Problem statement: Exactly and only the lines from the one containing "Clone this screenshot in HTML." through the one containing "e=document.createElementNS(NS,tag);for(const k in" belong in your copy. Pictures do not.

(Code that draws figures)
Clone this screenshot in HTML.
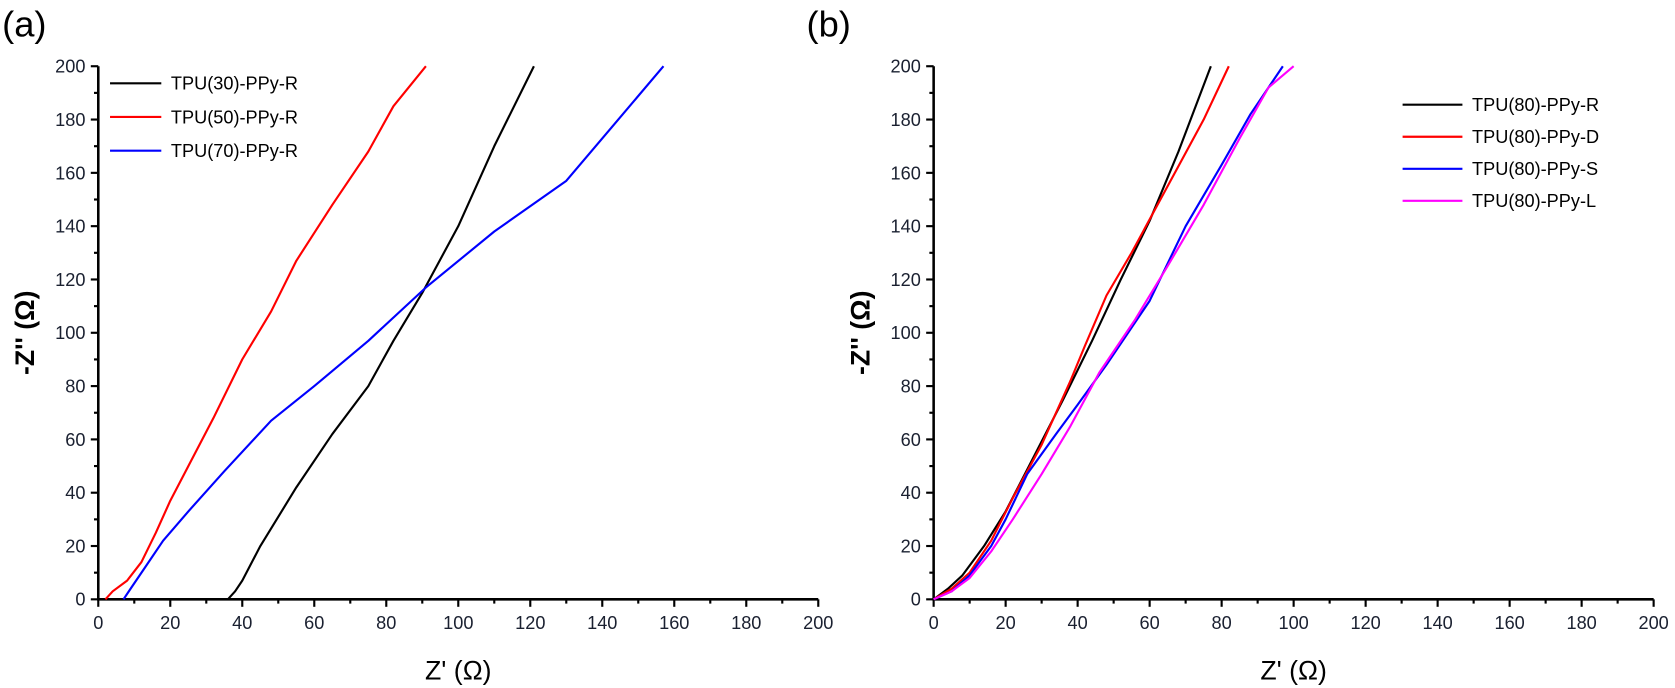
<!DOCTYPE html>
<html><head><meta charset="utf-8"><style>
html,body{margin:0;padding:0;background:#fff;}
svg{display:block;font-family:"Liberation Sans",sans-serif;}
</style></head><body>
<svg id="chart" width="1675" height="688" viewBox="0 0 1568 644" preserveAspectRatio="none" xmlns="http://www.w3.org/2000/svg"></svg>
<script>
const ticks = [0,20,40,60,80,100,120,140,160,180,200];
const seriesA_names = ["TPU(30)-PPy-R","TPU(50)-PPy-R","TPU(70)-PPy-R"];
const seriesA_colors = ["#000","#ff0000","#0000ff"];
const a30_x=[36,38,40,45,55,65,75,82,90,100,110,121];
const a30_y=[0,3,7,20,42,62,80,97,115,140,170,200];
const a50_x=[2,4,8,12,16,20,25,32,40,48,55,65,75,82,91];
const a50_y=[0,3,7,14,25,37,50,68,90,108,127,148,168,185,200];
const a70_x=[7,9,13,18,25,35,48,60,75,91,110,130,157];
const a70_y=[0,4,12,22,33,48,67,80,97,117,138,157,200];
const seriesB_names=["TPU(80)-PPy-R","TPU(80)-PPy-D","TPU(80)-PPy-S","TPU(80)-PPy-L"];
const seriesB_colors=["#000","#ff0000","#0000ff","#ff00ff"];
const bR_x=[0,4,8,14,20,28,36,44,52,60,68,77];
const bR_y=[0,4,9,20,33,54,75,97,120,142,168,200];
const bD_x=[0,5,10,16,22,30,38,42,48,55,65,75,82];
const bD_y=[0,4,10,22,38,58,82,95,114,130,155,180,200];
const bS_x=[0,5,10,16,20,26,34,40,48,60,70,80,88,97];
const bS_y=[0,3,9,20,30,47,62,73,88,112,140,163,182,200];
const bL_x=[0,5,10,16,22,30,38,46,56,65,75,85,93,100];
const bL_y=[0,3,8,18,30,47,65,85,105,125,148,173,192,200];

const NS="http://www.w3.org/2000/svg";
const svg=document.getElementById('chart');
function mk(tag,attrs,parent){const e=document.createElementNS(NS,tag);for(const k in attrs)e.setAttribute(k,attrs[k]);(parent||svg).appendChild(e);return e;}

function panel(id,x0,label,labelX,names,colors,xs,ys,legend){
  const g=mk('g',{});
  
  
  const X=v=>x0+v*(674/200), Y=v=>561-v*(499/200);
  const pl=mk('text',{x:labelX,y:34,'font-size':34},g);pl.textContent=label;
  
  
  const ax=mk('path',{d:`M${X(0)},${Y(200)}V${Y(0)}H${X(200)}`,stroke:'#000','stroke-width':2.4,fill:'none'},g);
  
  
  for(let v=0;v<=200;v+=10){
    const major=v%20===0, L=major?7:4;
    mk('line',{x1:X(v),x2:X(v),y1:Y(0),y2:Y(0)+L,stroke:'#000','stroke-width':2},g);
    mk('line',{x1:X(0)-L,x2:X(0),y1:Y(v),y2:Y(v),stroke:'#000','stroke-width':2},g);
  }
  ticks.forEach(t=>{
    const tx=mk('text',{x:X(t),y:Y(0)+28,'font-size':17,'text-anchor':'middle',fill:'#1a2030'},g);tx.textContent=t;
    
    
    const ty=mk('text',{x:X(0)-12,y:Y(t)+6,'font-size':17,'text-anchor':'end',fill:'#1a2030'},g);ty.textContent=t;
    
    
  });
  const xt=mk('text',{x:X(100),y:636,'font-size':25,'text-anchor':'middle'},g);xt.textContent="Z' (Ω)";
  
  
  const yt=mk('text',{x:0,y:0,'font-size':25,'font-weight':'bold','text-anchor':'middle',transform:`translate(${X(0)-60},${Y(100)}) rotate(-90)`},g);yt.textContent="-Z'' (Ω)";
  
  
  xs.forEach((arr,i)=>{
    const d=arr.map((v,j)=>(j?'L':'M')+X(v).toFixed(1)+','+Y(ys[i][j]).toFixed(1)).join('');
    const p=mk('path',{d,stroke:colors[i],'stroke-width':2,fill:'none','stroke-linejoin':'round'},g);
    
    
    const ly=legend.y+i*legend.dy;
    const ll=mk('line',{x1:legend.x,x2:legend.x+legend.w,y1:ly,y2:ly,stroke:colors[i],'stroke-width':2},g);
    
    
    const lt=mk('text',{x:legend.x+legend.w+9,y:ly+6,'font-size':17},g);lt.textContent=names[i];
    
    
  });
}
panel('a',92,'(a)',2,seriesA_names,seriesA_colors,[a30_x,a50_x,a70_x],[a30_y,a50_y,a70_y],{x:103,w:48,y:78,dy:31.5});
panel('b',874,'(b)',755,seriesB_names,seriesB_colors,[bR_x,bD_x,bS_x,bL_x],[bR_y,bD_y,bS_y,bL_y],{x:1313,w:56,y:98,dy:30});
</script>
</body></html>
...
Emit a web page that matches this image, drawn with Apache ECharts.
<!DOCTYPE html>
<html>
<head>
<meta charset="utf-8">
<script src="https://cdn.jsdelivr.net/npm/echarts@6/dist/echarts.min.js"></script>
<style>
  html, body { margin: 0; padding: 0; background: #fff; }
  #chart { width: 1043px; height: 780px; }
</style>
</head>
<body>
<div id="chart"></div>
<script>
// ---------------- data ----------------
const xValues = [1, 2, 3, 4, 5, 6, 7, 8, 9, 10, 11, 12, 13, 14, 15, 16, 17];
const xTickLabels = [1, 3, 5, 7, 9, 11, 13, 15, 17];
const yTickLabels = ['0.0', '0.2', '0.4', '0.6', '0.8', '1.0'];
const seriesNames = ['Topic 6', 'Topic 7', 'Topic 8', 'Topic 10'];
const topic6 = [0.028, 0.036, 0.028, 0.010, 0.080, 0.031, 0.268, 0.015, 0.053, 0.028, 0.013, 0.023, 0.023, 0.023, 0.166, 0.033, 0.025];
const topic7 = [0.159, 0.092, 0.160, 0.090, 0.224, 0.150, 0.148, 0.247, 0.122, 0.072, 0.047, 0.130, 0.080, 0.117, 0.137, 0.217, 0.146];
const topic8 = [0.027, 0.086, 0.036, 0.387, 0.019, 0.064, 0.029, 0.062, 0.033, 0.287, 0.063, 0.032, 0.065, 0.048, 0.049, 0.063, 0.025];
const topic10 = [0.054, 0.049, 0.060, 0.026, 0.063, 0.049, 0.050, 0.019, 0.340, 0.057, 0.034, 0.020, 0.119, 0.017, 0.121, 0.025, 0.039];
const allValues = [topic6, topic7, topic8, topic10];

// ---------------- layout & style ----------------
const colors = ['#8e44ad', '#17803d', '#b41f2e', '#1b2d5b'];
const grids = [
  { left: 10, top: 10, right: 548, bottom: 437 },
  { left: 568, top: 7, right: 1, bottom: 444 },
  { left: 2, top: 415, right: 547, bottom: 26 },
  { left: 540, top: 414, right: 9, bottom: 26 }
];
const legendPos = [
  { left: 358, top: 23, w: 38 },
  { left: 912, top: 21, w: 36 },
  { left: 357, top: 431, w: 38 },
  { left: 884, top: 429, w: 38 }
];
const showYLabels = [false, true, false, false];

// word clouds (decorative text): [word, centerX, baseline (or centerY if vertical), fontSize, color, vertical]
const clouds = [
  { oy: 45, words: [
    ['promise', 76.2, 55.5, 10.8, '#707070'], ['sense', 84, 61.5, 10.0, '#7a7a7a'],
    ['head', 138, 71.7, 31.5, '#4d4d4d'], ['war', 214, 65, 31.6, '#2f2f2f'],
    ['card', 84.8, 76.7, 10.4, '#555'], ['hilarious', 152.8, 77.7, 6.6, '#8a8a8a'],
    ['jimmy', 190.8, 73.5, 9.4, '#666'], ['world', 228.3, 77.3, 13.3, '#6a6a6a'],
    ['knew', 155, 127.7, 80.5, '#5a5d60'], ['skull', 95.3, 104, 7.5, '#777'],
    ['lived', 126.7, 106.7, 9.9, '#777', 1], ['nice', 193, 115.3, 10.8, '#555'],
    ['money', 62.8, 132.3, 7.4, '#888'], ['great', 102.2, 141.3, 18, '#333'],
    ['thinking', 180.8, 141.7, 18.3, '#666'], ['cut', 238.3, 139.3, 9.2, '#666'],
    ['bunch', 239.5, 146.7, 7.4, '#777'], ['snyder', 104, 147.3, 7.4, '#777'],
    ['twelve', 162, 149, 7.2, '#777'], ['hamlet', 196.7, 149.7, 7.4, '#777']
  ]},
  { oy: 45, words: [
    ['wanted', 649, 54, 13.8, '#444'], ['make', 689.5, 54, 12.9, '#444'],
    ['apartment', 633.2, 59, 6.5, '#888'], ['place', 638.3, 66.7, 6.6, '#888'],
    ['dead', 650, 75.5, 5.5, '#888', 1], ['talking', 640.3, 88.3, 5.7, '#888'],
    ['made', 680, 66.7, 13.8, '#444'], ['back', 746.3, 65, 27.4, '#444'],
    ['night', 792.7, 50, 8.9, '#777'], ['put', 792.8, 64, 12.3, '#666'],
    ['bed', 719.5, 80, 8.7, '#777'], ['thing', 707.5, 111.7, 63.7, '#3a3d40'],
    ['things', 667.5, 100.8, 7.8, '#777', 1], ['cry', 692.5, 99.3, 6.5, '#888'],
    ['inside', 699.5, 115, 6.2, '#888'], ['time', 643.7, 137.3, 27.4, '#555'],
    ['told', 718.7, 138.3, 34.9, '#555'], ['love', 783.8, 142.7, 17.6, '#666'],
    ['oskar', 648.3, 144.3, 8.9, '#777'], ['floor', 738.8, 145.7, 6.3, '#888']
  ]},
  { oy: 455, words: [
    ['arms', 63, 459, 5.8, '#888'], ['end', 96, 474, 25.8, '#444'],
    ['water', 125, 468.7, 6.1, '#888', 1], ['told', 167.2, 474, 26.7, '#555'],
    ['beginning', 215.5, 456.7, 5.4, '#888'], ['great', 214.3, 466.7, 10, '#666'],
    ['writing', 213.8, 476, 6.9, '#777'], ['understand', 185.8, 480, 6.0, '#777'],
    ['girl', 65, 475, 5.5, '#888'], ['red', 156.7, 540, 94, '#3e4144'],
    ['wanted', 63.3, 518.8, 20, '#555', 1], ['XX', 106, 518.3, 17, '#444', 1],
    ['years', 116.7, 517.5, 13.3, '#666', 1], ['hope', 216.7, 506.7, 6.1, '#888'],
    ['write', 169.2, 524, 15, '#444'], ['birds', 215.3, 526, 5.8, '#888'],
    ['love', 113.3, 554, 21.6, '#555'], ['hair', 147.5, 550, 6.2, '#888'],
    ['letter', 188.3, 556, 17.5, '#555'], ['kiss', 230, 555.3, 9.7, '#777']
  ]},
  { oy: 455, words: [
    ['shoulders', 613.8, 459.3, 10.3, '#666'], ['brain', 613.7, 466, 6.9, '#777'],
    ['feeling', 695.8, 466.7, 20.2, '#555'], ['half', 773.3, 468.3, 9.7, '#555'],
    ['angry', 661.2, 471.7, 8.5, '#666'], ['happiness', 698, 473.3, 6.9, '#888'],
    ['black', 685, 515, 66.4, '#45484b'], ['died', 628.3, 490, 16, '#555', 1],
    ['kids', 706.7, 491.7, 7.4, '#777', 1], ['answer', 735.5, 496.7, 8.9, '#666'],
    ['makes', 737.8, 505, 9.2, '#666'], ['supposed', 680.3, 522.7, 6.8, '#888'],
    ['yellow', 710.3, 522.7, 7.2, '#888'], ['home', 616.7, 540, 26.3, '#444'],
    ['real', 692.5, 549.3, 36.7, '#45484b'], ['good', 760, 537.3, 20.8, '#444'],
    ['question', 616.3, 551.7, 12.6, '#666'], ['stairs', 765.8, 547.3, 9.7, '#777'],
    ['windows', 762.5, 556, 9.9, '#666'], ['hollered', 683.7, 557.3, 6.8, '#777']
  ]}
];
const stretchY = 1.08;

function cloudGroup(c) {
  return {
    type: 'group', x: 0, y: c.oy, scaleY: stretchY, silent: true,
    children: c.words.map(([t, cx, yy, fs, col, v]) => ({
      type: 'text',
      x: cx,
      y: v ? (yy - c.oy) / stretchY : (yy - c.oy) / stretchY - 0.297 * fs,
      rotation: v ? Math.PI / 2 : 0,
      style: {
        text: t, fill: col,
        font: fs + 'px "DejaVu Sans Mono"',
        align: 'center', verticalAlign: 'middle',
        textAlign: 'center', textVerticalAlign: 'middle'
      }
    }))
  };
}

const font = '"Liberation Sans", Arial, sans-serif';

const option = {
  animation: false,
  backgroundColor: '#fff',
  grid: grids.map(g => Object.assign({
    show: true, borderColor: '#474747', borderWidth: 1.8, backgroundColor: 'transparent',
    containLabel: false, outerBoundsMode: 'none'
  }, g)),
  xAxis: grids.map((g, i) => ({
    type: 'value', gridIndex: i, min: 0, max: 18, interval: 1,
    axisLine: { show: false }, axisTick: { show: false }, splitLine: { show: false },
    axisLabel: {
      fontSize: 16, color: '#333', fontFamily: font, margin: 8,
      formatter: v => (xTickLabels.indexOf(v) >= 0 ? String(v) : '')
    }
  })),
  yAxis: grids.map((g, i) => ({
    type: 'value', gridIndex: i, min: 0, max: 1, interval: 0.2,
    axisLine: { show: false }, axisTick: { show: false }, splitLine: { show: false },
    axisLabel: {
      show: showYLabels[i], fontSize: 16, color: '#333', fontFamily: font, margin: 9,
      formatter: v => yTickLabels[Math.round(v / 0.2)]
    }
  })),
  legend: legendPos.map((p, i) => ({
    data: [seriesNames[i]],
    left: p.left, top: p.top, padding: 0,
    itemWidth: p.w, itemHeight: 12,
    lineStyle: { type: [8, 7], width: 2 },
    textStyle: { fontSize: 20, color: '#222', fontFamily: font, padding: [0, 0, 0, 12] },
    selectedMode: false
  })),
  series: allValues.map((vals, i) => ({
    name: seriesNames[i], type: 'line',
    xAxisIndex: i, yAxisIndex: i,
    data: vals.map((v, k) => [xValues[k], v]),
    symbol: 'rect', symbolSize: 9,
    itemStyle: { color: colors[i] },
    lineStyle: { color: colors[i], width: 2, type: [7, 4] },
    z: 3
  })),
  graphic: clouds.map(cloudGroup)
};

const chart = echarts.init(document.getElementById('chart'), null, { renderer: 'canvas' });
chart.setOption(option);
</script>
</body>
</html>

Final answer:
Clone this screenshot in HTML.
<!DOCTYPE html>
<html><head><meta charset="utf-8"><style>
html,body{margin:0;padding:0;background:#fff;}
svg{display:block;font-family:"Liberation Sans",sans-serif;}
</style></head><body>
<svg id="chart" width="1675" height="688" viewBox="0 0 1568 644" preserveAspectRatio="none" xmlns="http://www.w3.org/2000/svg"></svg>
<script>
const ticks = [0,20,40,60,80,100,120,140,160,180,200];
const seriesA_names = ["TPU(30)-PPy-R","TPU(50)-PPy-R","TPU(70)-PPy-R"];
const seriesA_colors = ["#000","#ff0000","#0000ff"];
const a30_x=[36,38,40,45,55,65,75,82,90,100,110,121];
const a30_y=[0,3,7,20,42,62,80,97,115,140,170,200];
const a50_x=[2,4,8,12,16,20,25,32,40,48,55,65,75,82,91];
const a50_y=[0,3,7,14,25,37,50,68,90,108,127,148,168,185,200];
const a70_x=[7,9,13,18,25,35,48,60,75,91,110,130,157];
const a70_y=[0,4,12,22,33,48,67,80,97,117,138,157,200];
const seriesB_names=["TPU(80)-PPy-R","TPU(80)-PPy-D","TPU(80)-PPy-S","TPU(80)-PPy-L"];
const seriesB_colors=["#000","#ff0000","#0000ff","#ff00ff"];
const bR_x=[0,4,8,14,20,28,36,44,52,60,68,77];
const bR_y=[0,4,9,20,33,54,75,97,120,142,168,200];
const bD_x=[0,5,10,16,22,30,38,42,48,55,65,75,82];
const bD_y=[0,4,10,22,38,58,82,95,114,130,155,180,200];
const bS_x=[0,5,10,16,20,26,34,40,48,60,70,80,88,97];
const bS_y=[0,3,9,20,30,47,62,73,88,112,140,163,182,200];
const bL_x=[0,5,10,16,22,30,38,46,56,65,75,85,93,100];
const bL_y=[0,3,8,18,30,47,65,85,105,125,148,173,192,200];

const NS="http://www.w3.org/2000/svg";
const svg=document.getElementById('chart');
function mk(tag,attrs,parent){const e=document.createElementNS(NS,tag);for(const k in attrs)e.setAttribute(k,attrs[k]);(parent||svg).appendChild(e);return e;}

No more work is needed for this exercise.